British Novelist Dreams Of Star War-Like Drone Company For Africa

Jonathan Ledgard, a British citizen and novelist who spent 10 year as Africa correspondent for The Economist, is no stranger to the needs of the continent when it comes to transportation.

That’s why he is building a drone company based in Rwanda.

According to Ledgard, “robots in the sky” are the best solution to the continent’s poor transport infrastructure that has made medical and other humanitarian assistance to people difficult.

“Flying robots carrying stuff is inevitable on a crowded planet in the 21st century,” Ledgard told Swiss Info, adding that populations are growing so quickly that traditional government infrastructure projects can’t keep up.

His drone project, named the Red Line, will seek to fly pints of blood and other medical supplies in war and accident points in a safe and fast way.
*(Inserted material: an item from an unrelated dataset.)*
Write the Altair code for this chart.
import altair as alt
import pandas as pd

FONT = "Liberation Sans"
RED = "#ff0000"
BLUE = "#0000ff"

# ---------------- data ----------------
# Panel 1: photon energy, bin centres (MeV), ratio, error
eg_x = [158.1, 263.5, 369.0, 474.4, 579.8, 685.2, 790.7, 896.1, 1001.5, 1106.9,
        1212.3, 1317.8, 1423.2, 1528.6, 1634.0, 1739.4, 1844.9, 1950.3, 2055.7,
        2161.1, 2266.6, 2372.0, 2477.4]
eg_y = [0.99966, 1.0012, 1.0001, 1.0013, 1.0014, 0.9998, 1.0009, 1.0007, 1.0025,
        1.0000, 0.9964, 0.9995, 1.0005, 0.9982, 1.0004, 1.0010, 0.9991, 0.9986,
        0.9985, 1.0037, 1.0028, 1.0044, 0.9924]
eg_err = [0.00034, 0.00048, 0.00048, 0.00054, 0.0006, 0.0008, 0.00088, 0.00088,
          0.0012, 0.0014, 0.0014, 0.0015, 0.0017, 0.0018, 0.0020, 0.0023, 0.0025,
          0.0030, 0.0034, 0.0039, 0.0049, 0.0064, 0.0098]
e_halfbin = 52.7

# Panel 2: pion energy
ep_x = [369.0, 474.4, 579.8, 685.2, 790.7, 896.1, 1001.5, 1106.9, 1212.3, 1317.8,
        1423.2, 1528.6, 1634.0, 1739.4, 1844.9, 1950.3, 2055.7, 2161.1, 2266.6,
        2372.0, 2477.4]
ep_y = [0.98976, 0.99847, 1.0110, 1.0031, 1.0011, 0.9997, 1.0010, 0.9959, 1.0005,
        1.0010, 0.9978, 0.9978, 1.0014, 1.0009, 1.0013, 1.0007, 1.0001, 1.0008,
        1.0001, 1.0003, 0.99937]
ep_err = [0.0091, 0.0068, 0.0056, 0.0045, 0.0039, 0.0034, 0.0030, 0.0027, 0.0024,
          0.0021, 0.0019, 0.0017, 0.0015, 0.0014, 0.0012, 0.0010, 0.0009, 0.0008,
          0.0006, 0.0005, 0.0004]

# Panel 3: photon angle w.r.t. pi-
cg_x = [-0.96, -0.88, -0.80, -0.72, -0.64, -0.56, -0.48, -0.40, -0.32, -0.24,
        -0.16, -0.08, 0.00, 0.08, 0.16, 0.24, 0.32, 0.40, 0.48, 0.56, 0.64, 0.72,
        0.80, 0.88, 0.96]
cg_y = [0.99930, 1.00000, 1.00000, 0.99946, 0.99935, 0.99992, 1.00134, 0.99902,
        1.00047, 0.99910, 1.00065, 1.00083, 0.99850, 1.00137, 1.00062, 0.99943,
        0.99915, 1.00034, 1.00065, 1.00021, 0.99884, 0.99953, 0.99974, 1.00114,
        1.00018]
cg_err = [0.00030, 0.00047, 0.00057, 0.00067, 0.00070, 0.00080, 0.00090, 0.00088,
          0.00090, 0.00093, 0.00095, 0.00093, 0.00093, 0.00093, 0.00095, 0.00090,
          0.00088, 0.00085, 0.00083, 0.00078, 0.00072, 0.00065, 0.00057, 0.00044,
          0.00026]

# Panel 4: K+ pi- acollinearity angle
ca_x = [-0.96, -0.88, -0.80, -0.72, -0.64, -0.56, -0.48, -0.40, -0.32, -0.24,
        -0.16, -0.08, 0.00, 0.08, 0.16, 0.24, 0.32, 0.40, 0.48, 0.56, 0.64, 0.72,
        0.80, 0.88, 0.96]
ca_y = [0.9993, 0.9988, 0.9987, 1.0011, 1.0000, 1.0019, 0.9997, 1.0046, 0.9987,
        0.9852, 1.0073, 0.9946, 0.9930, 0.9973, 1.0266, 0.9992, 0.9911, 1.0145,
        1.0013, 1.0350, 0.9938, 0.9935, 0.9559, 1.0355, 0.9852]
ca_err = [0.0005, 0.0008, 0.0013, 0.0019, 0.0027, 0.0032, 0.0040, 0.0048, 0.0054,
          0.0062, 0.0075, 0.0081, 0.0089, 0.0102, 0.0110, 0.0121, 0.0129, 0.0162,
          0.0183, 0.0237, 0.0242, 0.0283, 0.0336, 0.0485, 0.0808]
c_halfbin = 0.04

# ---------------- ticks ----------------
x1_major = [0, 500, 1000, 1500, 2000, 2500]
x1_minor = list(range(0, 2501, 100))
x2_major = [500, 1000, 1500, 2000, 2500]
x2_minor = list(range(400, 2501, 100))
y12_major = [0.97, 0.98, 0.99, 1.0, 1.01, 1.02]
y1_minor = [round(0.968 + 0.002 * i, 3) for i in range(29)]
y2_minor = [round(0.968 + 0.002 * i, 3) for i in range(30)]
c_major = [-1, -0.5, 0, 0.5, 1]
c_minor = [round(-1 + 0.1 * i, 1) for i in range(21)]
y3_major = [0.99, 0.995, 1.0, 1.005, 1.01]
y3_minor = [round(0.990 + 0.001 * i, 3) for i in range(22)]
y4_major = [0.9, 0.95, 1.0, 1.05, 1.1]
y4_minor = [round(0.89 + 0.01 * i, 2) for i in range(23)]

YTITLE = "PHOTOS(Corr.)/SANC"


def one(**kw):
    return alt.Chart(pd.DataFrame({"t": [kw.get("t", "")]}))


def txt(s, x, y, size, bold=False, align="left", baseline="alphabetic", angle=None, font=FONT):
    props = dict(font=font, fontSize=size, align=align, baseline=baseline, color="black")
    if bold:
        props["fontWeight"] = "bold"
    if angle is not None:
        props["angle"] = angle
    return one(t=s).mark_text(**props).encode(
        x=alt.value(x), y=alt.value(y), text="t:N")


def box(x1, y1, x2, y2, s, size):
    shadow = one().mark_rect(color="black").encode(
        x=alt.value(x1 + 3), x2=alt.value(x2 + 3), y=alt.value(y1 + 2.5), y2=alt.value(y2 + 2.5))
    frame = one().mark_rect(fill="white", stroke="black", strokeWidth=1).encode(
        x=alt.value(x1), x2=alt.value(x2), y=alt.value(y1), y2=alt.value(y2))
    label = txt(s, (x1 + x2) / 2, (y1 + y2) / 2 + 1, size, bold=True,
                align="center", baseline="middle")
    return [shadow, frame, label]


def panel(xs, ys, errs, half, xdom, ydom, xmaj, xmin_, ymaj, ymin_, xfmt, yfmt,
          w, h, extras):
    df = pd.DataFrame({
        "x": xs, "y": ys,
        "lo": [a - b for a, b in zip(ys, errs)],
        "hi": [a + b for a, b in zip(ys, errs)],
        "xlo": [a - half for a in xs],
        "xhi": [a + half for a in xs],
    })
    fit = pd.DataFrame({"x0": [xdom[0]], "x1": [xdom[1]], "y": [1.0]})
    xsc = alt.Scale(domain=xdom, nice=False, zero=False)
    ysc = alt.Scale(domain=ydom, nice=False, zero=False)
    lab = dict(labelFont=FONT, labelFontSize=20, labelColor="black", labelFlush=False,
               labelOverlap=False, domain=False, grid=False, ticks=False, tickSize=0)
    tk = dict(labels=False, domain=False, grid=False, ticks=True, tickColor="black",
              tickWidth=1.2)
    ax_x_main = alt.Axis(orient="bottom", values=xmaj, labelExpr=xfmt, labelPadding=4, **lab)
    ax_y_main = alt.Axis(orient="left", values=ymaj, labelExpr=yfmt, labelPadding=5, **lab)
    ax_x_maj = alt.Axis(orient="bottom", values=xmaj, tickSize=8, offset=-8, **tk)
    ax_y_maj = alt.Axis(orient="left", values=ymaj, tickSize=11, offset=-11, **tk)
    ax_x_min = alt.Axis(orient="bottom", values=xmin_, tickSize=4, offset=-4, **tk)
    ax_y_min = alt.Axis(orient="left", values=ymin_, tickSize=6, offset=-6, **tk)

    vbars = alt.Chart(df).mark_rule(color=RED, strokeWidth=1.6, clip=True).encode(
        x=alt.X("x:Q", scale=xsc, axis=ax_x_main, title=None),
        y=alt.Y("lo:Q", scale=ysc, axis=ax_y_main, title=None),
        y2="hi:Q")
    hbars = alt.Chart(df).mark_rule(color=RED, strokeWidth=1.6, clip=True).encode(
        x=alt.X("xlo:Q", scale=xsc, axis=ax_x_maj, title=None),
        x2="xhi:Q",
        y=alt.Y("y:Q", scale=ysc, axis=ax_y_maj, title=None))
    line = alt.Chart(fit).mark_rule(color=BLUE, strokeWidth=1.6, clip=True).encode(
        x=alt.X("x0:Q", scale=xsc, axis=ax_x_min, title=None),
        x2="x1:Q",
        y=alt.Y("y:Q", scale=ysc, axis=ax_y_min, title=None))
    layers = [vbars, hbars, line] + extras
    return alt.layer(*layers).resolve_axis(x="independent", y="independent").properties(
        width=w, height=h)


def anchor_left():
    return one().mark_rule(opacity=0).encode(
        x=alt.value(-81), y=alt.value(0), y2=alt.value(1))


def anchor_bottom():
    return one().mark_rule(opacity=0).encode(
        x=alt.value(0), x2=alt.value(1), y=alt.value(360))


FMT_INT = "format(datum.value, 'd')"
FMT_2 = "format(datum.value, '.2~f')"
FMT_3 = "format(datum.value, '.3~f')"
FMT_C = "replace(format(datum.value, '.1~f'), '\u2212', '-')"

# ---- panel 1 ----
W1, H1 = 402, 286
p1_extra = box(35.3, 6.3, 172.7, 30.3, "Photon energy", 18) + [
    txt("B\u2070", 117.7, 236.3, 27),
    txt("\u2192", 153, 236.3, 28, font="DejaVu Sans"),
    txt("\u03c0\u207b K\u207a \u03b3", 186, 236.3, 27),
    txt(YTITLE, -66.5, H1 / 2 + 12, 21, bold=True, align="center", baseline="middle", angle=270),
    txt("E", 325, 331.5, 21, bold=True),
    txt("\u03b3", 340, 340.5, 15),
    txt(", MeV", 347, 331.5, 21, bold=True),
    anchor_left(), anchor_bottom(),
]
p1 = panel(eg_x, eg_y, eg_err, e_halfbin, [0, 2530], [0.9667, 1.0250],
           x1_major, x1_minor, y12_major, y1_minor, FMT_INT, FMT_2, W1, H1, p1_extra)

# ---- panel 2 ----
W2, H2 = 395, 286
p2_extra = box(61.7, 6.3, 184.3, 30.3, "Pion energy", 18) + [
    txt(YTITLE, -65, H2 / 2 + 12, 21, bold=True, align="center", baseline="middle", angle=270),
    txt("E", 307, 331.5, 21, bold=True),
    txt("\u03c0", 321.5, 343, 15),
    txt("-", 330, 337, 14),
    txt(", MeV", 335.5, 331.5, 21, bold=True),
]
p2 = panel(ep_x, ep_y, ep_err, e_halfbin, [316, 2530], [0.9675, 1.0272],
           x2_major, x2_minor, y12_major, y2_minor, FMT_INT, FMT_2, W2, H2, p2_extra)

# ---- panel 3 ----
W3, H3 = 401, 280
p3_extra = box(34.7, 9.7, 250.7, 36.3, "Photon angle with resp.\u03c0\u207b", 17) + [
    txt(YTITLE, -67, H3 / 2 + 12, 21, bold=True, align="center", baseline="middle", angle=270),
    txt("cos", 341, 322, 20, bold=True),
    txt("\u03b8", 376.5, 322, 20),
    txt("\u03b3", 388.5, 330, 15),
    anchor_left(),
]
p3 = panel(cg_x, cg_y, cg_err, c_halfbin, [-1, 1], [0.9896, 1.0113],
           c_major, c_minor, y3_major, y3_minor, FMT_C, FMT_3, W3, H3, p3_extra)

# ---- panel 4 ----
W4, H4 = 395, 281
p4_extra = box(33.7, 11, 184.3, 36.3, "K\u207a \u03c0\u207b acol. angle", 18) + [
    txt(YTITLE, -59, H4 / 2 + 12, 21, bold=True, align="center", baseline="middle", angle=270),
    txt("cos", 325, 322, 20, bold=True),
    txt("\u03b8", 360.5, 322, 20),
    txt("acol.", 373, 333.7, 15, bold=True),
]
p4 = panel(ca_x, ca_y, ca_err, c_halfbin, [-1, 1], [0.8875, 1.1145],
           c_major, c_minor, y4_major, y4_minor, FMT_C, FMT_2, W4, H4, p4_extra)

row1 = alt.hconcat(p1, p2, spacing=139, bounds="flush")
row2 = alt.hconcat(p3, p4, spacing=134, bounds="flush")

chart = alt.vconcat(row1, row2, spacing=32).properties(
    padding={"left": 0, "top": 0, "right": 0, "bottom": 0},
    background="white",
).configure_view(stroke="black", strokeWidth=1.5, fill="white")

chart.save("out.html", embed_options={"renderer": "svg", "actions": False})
The project is mostly being designed and funded by Swiss universities and businesses, with support from some counterparts in Africa, the United Kingdom and Silicon Valley.
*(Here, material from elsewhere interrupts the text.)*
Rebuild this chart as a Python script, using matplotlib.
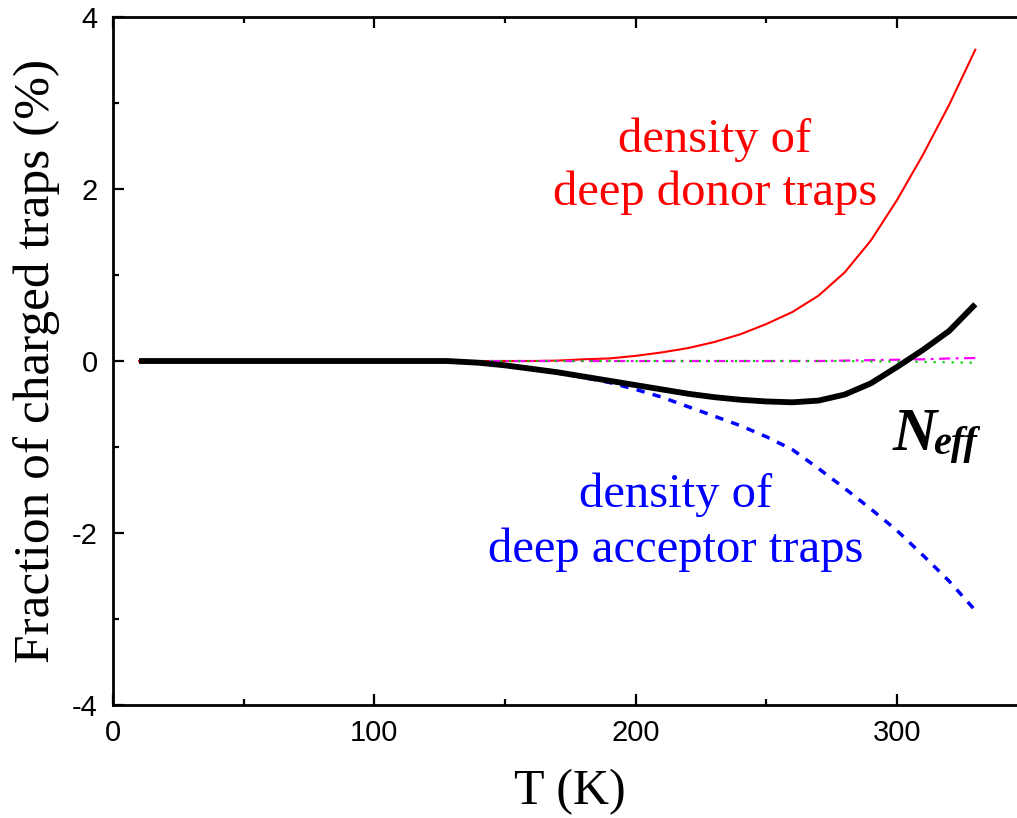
import matplotlib
matplotlib.use("Agg")
import matplotlib.pyplot as plt
from matplotlib.ticker import MultipleLocator

plt.rcParams['lines.scale_dashes'] = False
plt.rcParams['axes.unicode_minus'] = False

# temperature grid (K)
temp = [10, 50, 100, 128, 140, 150, 160, 170, 180, 190, 200, 210, 220, 230,
        240, 250, 260, 270, 280, 290, 300, 310, 320, 330]

# fraction of charged traps (%)
donor = [0, 0, 0, 0, 0, 0, 0, 0.005, 0.02, 0.03, 0.06, 0.10, 0.15, 0.22,
         0.31, 0.43, 0.57, 0.76, 1.03, 1.40, 1.87, 2.40, 2.98, 3.62]
acceptor = [0, 0, 0, 0, -0.02, -0.05, -0.09, -0.14, -0.19, -0.25, -0.33, -0.42,
            -0.53, -0.64, -0.75, -0.88, -1.03, -1.25, -1.48, -1.72, -1.97,
            -2.26, -2.56, -2.90]
n_eff = [0, 0, 0, 0, -0.02, -0.05, -0.09, -0.13, -0.18, -0.23, -0.28, -0.33,
         -0.38, -0.42, -0.45, -0.47, -0.48, -0.46, -0.39, -0.26, -0.07, 0.13,
         0.35, 0.66]
shallow_a = [0, 0, 0, 0, 0, 0, 0, 0, 0, 0, 0, 0, 0, 0, 0, 0, 0, 0, 0.005,
             0.01, 0.015, 0.02, 0.03, 0.035]
shallow_b = [0, 0, 0, 0, 0, 0, 0, 0, 0, 0, 0, 0, 0, 0, 0, 0, 0, 0, 0,
             -0.005, -0.005, -0.01, -0.015, -0.02]

serif = ['Liberation Serif', 'DejaVu Serif']
sans = ['Liberation Sans', 'DejaVu Sans']

fig = plt.figure(figsize=(10.17, 8.18), dpi=100, facecolor='white')
ax = fig.add_axes([0.1111, 0.1381, 0.8993, 0.8411])

ax.plot(temp, donor, color='#ff0000', lw=1.5, zorder=2)
ax.plot(temp, acceptor, color='#0000ff', lw=2.5, linestyle=(0, (6, 6)), zorder=2)
ax.plot(temp, shallow_a, color='#ff00ff', lw=1.6, linestyle=(0, (8, 4, 2, 4)), zorder=3)
ax.plot(temp, shallow_b, color='#00cc00', lw=1.6, linestyle=(0, (1.5, 5)), zorder=3)
ax.plot(temp, n_eff, color='black', lw=4.2, solid_capstyle='butt', zorder=4)

ax.set_xlim(0, 350)
ax.set_ylim(-4, 4)
ax.xaxis.set_major_locator(MultipleLocator(100))
ax.xaxis.set_minor_locator(MultipleLocator(50))
ax.yaxis.set_major_locator(MultipleLocator(2))
ax.yaxis.set_minor_locator(MultipleLocator(1))
ax.tick_params(which='both', direction='in', top=True, right=True, width=1.6)
ax.tick_params(which='major', length=8)
ax.tick_params(which='minor', length=4.5)
ax.tick_params(axis='x', pad=10)
ax.tick_params(axis='y', pad=11)
for lab in ax.get_xticklabels() + ax.get_yticklabels():
    lab.set_family(sans)
    lab.set_fontsize(21)
for sp in ax.spines.values():
    sp.set_linewidth(2)

ax.set_xlabel('T (K)', family=serif, fontsize=36, va='top')
ax.xaxis.set_label_coords(0.5, -0.092)
ax.set_ylabel('Fraction of charged traps (%)', family=serif, fontsize=37)
ax.yaxis.set_label_coords(-0.058, 0.5)

ax.text(230.4, 2.43, 'density of', color='#ff0000', family=serif, fontsize=35,
        ha='center', va='baseline')
ax.text(230.4, 1.81, 'deep donor traps', color='#ff0000', family=serif, fontsize=35,
        ha='center', va='baseline')
ax.text(215.5, -1.70, 'density of', color='#0000ff', family=serif, fontsize=35,
        ha='center', va='baseline')
ax.text(215.5, -2.34, 'deep acceptor traps', color='#0000ff', family=serif, fontsize=35,
        ha='center', va='baseline')

ax.text(298.5, -1.04, 'N', family=serif, fontsize=44, weight='bold', style='italic',
        ha='left', va='baseline')
ax.text(314.0, -1.08, 'eff', family=serif, fontsize=29, weight='bold', style='italic',
        ha='left', va='baseline')

fig.savefig('out.png', dpi=100, facecolor='white')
“In Africa, if you have severe anaemia or had a trauma of any kind, you’re probably going to die because there’s just not enough blood available…it doesn’t travel well,” he said.

The company, which he plans to launch this year, will later on venture into commercial transport under a second version he calls the Blue Line.
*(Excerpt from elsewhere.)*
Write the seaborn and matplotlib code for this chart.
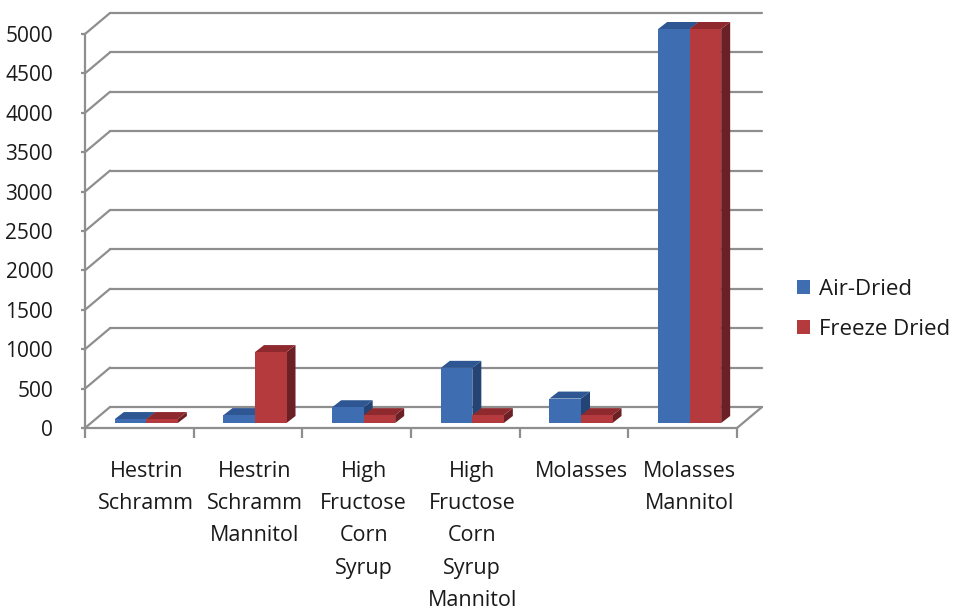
import numpy as np
import pandas as pd
import seaborn as sns
import matplotlib
matplotlib.use("Agg")
import matplotlib.pyplot as plt
from matplotlib.transforms import ScaledTranslation, IdentityTransform
from matplotlib.patches import Polygon, Patch
from matplotlib.lines import Line2D

# ---- data ----
categories = ["Hestrin\nSchramm", "Hestrin\nSchramm\nMannitol",
              "High\nFructose\nCorn\nSyrup", "High\nFructose\nCorn\nSyrup\nMannitol",
              "Molasses", "Molasses\nMannitol"]
air_dried = [50, 100, 200, 700, 310, 5000]
freeze_dried = [50, 900, 100, 100, 100, 5000]
series = ["Air-Dried", "Freeze Dried"]
yticks = list(range(0, 5001, 500))

df = pd.DataFrame({
    "category": categories * 2,
    "value": air_dried + freeze_dried,
    "series": [series[0]] * len(categories) + [series[1]] * len(categories),
})

sns.set_theme(style="white")
plt.rcParams["font.family"] = ["Open Sans", "DejaVu Sans"]

W, H = 954, 615
DPI = 100
fig = plt.figure(figsize=(W / DPI, H / DPI), dpi=DPI)
ax = fig.add_axes([85 / W, (H - 428) / H, (737 - 85) / W, (428 - 34) / H])

front_col = {series[0]: "#3F6DB1", series[1]: "#B43A3D"}
top_col = {series[0]: "#2D5692", series[1]: "#8E2A2E"}
side_col = {series[0]: "#234474", series[1]: "#6A2024"}
grid_col = "#8E8E8E"
text_col = "#1A1A1A"

sns.barplot(data=df, x="category", y="value", hue="series", palette=front_col,
            width=0.58, saturation=1, ax=ax, legend=False,
            edgecolor="none", linewidth=0)
ax.set_xlim(-0.5, len(categories) - 0.5)
ax.set_ylim(0, 5000)
ax.set_autoscale_on(False)
ax.patch.set_visible(False)
ax.set_xlabel("")
ax.set_ylabel("")

# spines
for s in ["top", "right"]:
    ax.spines[s].set_visible(False)
for s in ["left", "bottom"]:
    ax.spines[s].set_color(grid_col)
    ax.spines[s].set_linewidth(1.6)
    ax.spines[s].set_zorder(2)

# y ticks
ax.set_yticks(yticks)
ax.set_yticklabels([str(v) for v in yticks])
ax.tick_params(axis="y", which="major", direction="out", length=3, width=1.6,
               color=grid_col, labelsize=15, labelcolor=text_col, pad=20, left=True)

# x ticks: boundaries as minor ticks, labels drawn as text
ax.set_xticks(np.arange(len(categories)))
ax.set_xticklabels([])
ax.tick_params(axis="x", which="major", length=0)
ax.set_xticks(np.arange(-0.5, len(categories)), minor=True)
ax.tick_params(axis="x", which="minor", direction="out", length=7, width=1.6,
               color=grid_col, bottom=True)

lbl_off = ScaledTranslation(7 / DPI, -33 / DPI, fig.dpi_scale_trans)
for i, c in enumerate(categories):
    ax.text(i, 0, c, transform=ax.transData + lbl_off, ha="center", va="top",
            multialignment="center", fontsize=15.5, color=text_col,
            linespacing=1.7, clip_on=False)

# ---- 3D-like walls ----
wall_dx, wall_dy = 25, 21
wall_off = ScaledTranslation(wall_dx / DPI, wall_dy / DPI, fig.dpi_scale_trans)
xmin, xmax = ax.get_xlim()
for v in yticks:
    ax.plot([xmin, xmax], [v, v], transform=ax.transData + wall_off,
            color=grid_col, lw=1.6, clip_on=False, zorder=1)
    fx, fy = ax.transData.transform((xmin, v))
    ax.add_line(Line2D([fx, fx + wall_dx], [fy, fy + wall_dy],
                       transform=IdentityTransform(), color=grid_col, lw=1.6,
                       clip_on=False, zorder=1))
fx, fy = ax.transData.transform((xmax, 0))
ax.add_line(Line2D([fx, fx + wall_dx], [fy, fy + wall_dy],
                   transform=IdentityTransform(), color=grid_col, lw=1.6,
                   clip_on=False, zorder=1))

# ---- 3D-like bars ----
bdx, bdy = 7, 5      # bar front plane offset
ddx, ddy = 9, 7      # bar depth
bar_off = ScaledTranslation(bdx / DPI, bdy / DPI, fig.dpi_scale_trans)
for ci, (cont, name) in enumerate(zip(ax.containers, series)):
    base_z = 3 + ci * 0.5
    for bar in cont:
        x0, w, h = bar.get_x(), bar.get_width(), bar.get_height()
        (px0, py0), (px1, py1) = ax.transData.transform([(x0, 0), (x0 + w, h)])
        px0 += bdx; px1 += bdx; py0 += bdy; py1 += bdy
        side = Polygon([(px1, py0), (px1 + ddx, py0 + ddy), (px1 + ddx, py1 + ddy), (px1, py1)],
                       closed=True, transform=IdentityTransform(), facecolor=side_col[name],
                       edgecolor="none", clip_on=False, zorder=base_z)
        top = Polygon([(px0, py1), (px1, py1), (px1 + ddx, py1 + ddy), (px0 + ddx, py1 + ddy)],
                      closed=True, transform=IdentityTransform(), facecolor=top_col[name],
                      edgecolor="none", clip_on=False, zorder=base_z + 0.1)
        ax.add_artist(side)
        ax.add_artist(top)
        bar.set_transform(ax.transData + bar_off)
        bar.set_clip_on(False)
        bar.set_zorder(base_z + 0.2)

# ---- legend ----
handles = [Patch(facecolor=front_col[s], edgecolor="none") for s in series]
fig.legend(handles, series, loc="center left", bbox_to_anchor=(797 / W, 1 - 309.5 / H),
           frameon=False, fontsize=16, handlelength=0.6, handleheight=0.6,
           handletextpad=0.4, labelspacing=0.85, borderpad=0, borderaxespad=0,
           labelcolor=text_col)

fig.savefig("out.png", dpi=DPI)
The Red Line and Blue Line drones will be designed to carry medical supplies, and someday maybe even people or animals (Redline-EPFL)
The Red Line and Blue Line drones will be designed to carry medical supplies, and someday maybe even people or animals (Redline-EPFL)

Another of Ledgard’s main goals is developing laws for the use of transport drones in Rwanda that are “simple, safe, secure and which can be applied in many other countries, especially poorer ones where the road system isn’t going to get built out”.

There is currently no international legislation governing the use of transport drones, and Rwanda would be the first country to develop such a legal framework within its own borders.

The tiny East African nation is set to become the home to the world’s first ever drone port once Switzerland-based research organization Afrotech and U.K. architect Foster + Partner constructs more than 40 drone ports they’ve proposed to build in the country.

Ledgard say his team chose Rwanda because of its stable political environment, thanks in part to its current president Paul Kagame, who has helped transform the country into an tech powerhouse in Africa since the end of the 1994 genocide.

“… we get land and airspace, and we have a very supportive government and a strong relationship with the national university in Rwanda to get young engineers in on the project.” he said.

Lukas Zürcher, a historian at the University of Zurich specialising in African and development history, told Swiss Info that “At the moment, Rwanda is very interested in positioning itself as a top developing country…it doesn’t have any natural resources and sees potential in becoming a sort of technology hub”.